1. Calling your partner your “everything”.
A friend of mine, after dating a girl for about six months, texted me and said, “she means everything to me.” Six months after that, he proposed, and now they’re married.
I’m sure they’ll stay “happily-ever-after” married forever. But sometimes I still think about that text and feel a little like: uh. k.
When you make your partner your “everything,” you are saying that everything else — yourself included — is nothing.
You’re suggesting— like, out loud— that the rest of your life doesn’t mean anything. That without your partner in it, you’d be left with little to live for.
That’s not romantic. It’s not cute. And it’s definitely not healthy.
2. Constant communication.
Look, communication is good. Great. Real pillar of a strong relationship right there — good job.
Constant communication, however, is weird. And not okay.
One of my guy friends started dating this girl, and I don’t know if it was her or him or both of them (my money’s on both) but those two would talk on the phone like a dozen times a day. She would just call him sporadically with something that, the first few times, seemed like a legitimate important issue, and he’d excuse himself and be all, “brb” but then wouldn’t come back for like an hour.
And it would happen multiple times a day. Always.
And then he damn married her. And as far as I know, they still spend hours of their days doing this.
That’s not okay after like 7th grade. What the hell are you people doing with your lives? Emotional self-sufficiency goes a long, long way. You shouldn’t be relying on your partner for company or reassurance any time you have a thought or eat something.
3. Thinking all of your emotions are valid.
Sweetie, I tell you this because I care about you: not all of your emotions have legs.
Yes, your emotions are real — nobody is telling you you aren’t allowed to feel what you feel. Absolutely, acknowledge everything that you feel if that makes you feel good. But acknowledging that you feel something doesn’t mean those feelings need to be acknowledged and honoured by everyone else.
Some sh*t should be self-managed.
Just like every thought that pops into our heads isn’t worth saying out loud, sometimes every emotion that you have isn’t worth saying out loud. Some of those should feelings are half-baked and better off regulated by yourself.
4. Asking them to ‘fix’ your emotional issues.
Similar, but bigger picture.
Your partner is not responsible for your emotional wellbeing.
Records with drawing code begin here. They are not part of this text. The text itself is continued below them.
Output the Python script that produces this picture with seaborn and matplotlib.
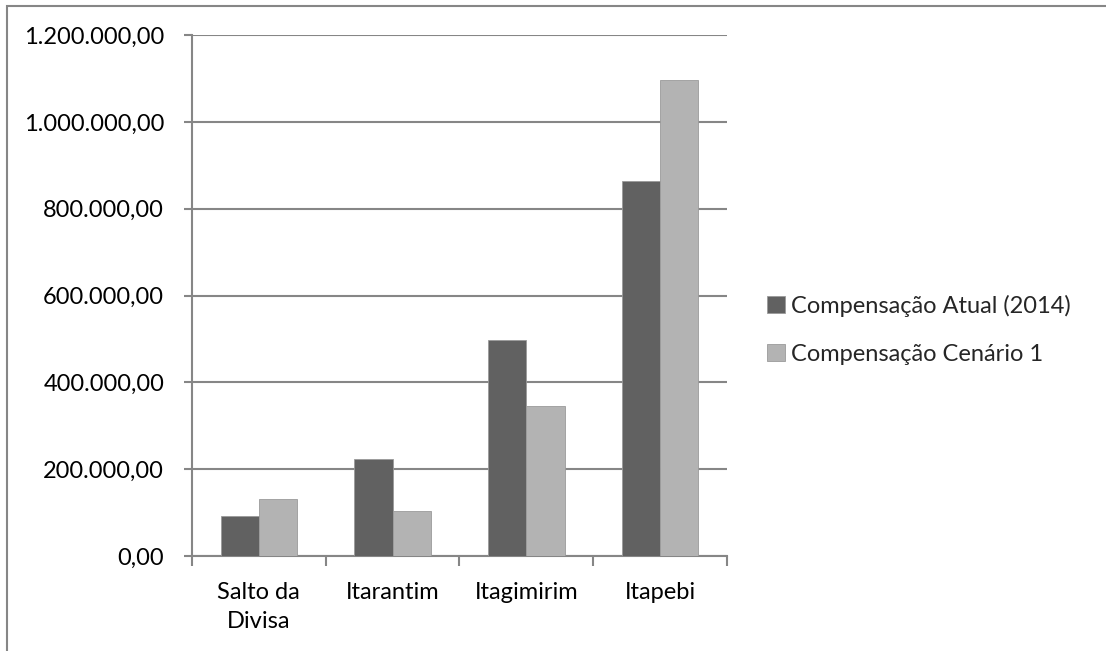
import matplotlib
matplotlib.use("Agg")
import matplotlib.pyplot as plt
import matplotlib.patches as mpatches
from matplotlib.ticker import FuncFormatter, FixedLocator
import seaborn as sns
import pandas as pd

# data
municipios = ["Salto da\nDivisa", "Itarantim", "Itagimirim", "Itapebi"]
series = ["Compensação Atual (2014)", "Compensação Cenário 1"]
atual_2014 = [92000, 223000, 497000, 863000]
cenario_1 = [131000, 103000, 345000, 1097000]
yticks = [0, 200000, 400000, 600000, 800000, 1000000, 1200000]

cores = ["#616161", "#b3b3b3"]
cinza = "#868686"

df = pd.DataFrame({
    "Município": municipios * 2,
    "Série": [series[0]] * 4 + [series[1]] * 4,
    "Valor": atual_2014 + cenario_1,
})

sns.set_style("white")
plt.rcParams["font.family"] = ["Lato", "DejaVu Sans"]

fig = plt.figure(figsize=(11.06, 6.51), dpi=100)
ax = fig.add_axes([0.1736, 0.1459, 0.4837, 0.8003])

sns.barplot(data=df, x="Município", y="Valor", hue="Série", palette=cores,
            width=0.572, edgecolor="#9a9a9a", linewidth=0.6, errorbar=None,
            ax=ax, zorder=3)

ax.set_ylim(0, 1200000)
ax.set_xlim(-0.5, 3.5)
ax.set_yticks(yticks)
ax.yaxis.set_major_formatter(FuncFormatter(
    lambda v, p: f"{v:,.2f}".replace(",", "X").replace(".", ",").replace("X", ".")))
ax.set_xlabel("")
ax.set_ylabel("")

ax.grid(axis="y", color=cinza, linewidth=1.5)
ax.set_axisbelow(True)
for s in ["top", "right"]:
    ax.spines[s].set_visible(False)
for s in ["left", "bottom"]:
    ax.spines[s].set_color(cinza)
    ax.spines[s].set_linewidth(1.5)

ax.tick_params(axis="y", direction="out", length=6, width=1.5, color=cinza,
               pad=14, labelsize=17, labelcolor="black", left=True)
ax.tick_params(axis="x", which="major", length=0, pad=19, labelsize=17,
               labelcolor="black")
ax.xaxis.set_minor_locator(FixedLocator([-0.5, 0.5, 1.5, 2.5, 3.5]))
ax.tick_params(axis="x", which="minor", direction="out", length=7, width=1.5,
               color=cinza, bottom=True)
for lbl in ax.get_xticklabels():
    lbl.set_linespacing(1.45)

handles, labels = ax.get_legend_handles_labels()
ax.legend(handles, labels, loc="center left", bbox_to_anchor=(1.036, 0.434),
          frameon=False, fontsize=17, handlelength=0.75, handleheight=0.75,
          handletextpad=0.25, labelspacing=1.15)

# outer chart border (cut off at right and bottom in the reference)
fig.patches.append(mpatches.Rectangle((7 / 1106, -0.2), 2, 1.2 - 6 / 651,
                                      transform=fig.transFigure, fill=False,
                                      edgecolor=cinza, linewidth=1.5))

fig.savefig("out.png", dpi=100)
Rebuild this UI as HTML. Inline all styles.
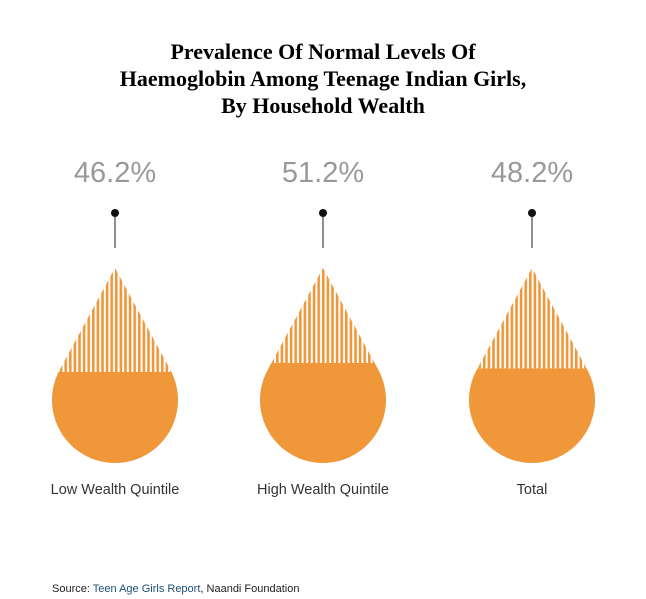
<!DOCTYPE html>
<html><head><meta charset="utf-8"><style>
body{margin:0;background:#fff;width:646px;height:599px;overflow:hidden;font-family:"Liberation Sans",sans-serif}
#title{position:absolute;left:0;width:646px;top:38px;text-align:center;font-family:"Liberation Serif",serif;font-weight:bold;font-size:22px;line-height:27px;color:#000}
#src{position:absolute;left:52px;top:583px;font-size:11px;color:#222}
#src span{color:#1f4e79}
svg{position:absolute;left:0;top:0}
</style></head><body>
<div id="title">Prevalence Of Normal Levels Of<br>Haemoglobin Among Teenage Indian Girls,<br>By Household Wealth</div>
<svg id="chart" width="646" height="599">
<defs><pattern id="hatch" patternUnits="userSpaceOnUse" width="4.6" height="10"><rect x="0" y="0" width="2.6" height="10" fill="#f0973a"/></pattern></defs>
</svg>
<div id="src">Source: <span>Teen Age Girls Report</span>, Naandi Foundation</div>
<script>
const categories=["Low Wealth Quintile","High Wealth Quintile","Total"];
const values=[46.2,51.2,48.2];
const centers=[115,323,532];
const svg=document.getElementById('chart');
const NS='http://www.w3.org/2000/svg';
function yLevel(v){return 372-1.8*(v-46.2);}
const tipY=268,cy=400,r=63;
function mk(t,a){const e=document.createElementNS(NS,t);for(const k in a)e.setAttribute(k,a[k]);svg.appendChild(e);return e;}
categories.forEach((c,i)=>{
 const cx=centers[i];
 const d=cy-tipY, s=Math.asin(r/d);
 const tl=Math.sqrt(d*d-r*r);
 const tx=tl*Math.sin(s), ty=tipY+tl*Math.cos(s);
 const path=`M${cx},${tipY} L${cx+tx},${ty} A${r},${r} 0 1 1 ${cx-tx},${ty} Z`;
 const cp=mk('clipPath',{id:'cp'+i});
 const p=document.createElementNS(NS,'path');p.setAttribute('d',path);cp.appendChild(p);
 const ly=yLevel(values[i]);
 const h=mk('rect',{x:cx-r,y:tipY,width:2*r,height:ly-tipY,fill:'url(#hatch)','clip-path':`url(#cp${i})`});
 
 
 const f=mk('rect',{x:cx-r,y:ly,width:2*r,height:cy+r-ly+1,fill:'#f0973a','clip-path':`url(#cp${i})`});
 
 
 const ln=mk('line',{x1:cx,y1:213,x2:cx,y2:248,stroke:'#555','stroke-width':1.3});
 
 
 const dot=mk('circle',{cx:cx,cy:213,r:4,fill:'#111'});
 
 
 const vt=mk('text',{x:cx,y:182,'text-anchor':'middle','font-size':29,fill:'#999','font-family':'Liberation Sans, sans-serif'});
 vt.textContent=values[i].toFixed(1)+'%';
 
 
 const lt=mk('text',{x:cx,y:494,'text-anchor':'middle','font-size':14.5,fill:'#333','font-family':'Liberation Sans, sans-serif'});
 lt.textContent=c;
 
 
});
</script>
</body></html>
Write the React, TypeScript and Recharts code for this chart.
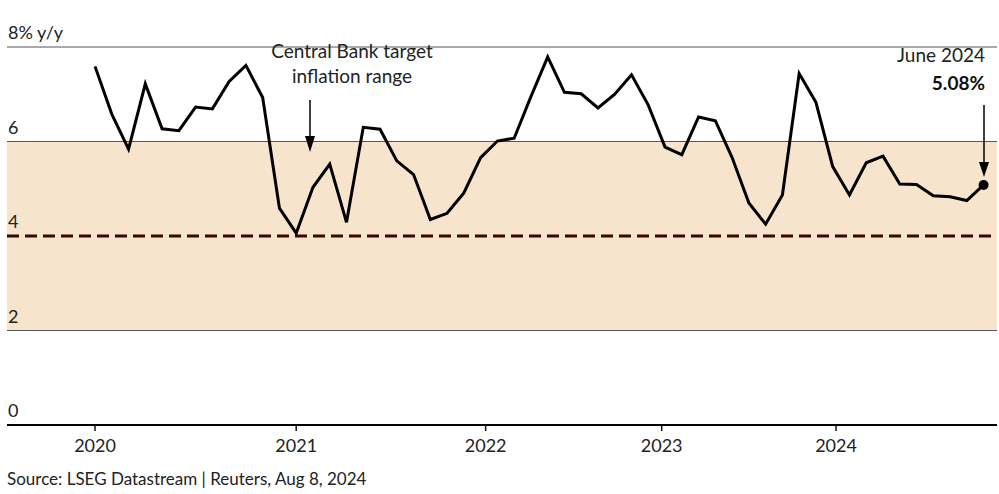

Nobody can fix your emotional issues but you.
Your partner “not being there for you,” or being “unsympathetic to your crappy day,” or being “distant” during a hug, or going out with friends instead of comforting you — all examples of you expecting them to take care of you, instead of taking care of yourself.
“Blaming our partners for our emotions is a subtle form of selfishness, and a classic example of the poor maintenance of personal boundaries. When you set a precedent that your partner is responsible for how you feel at all times (and vice-versa), you will develop codependent tendencies.”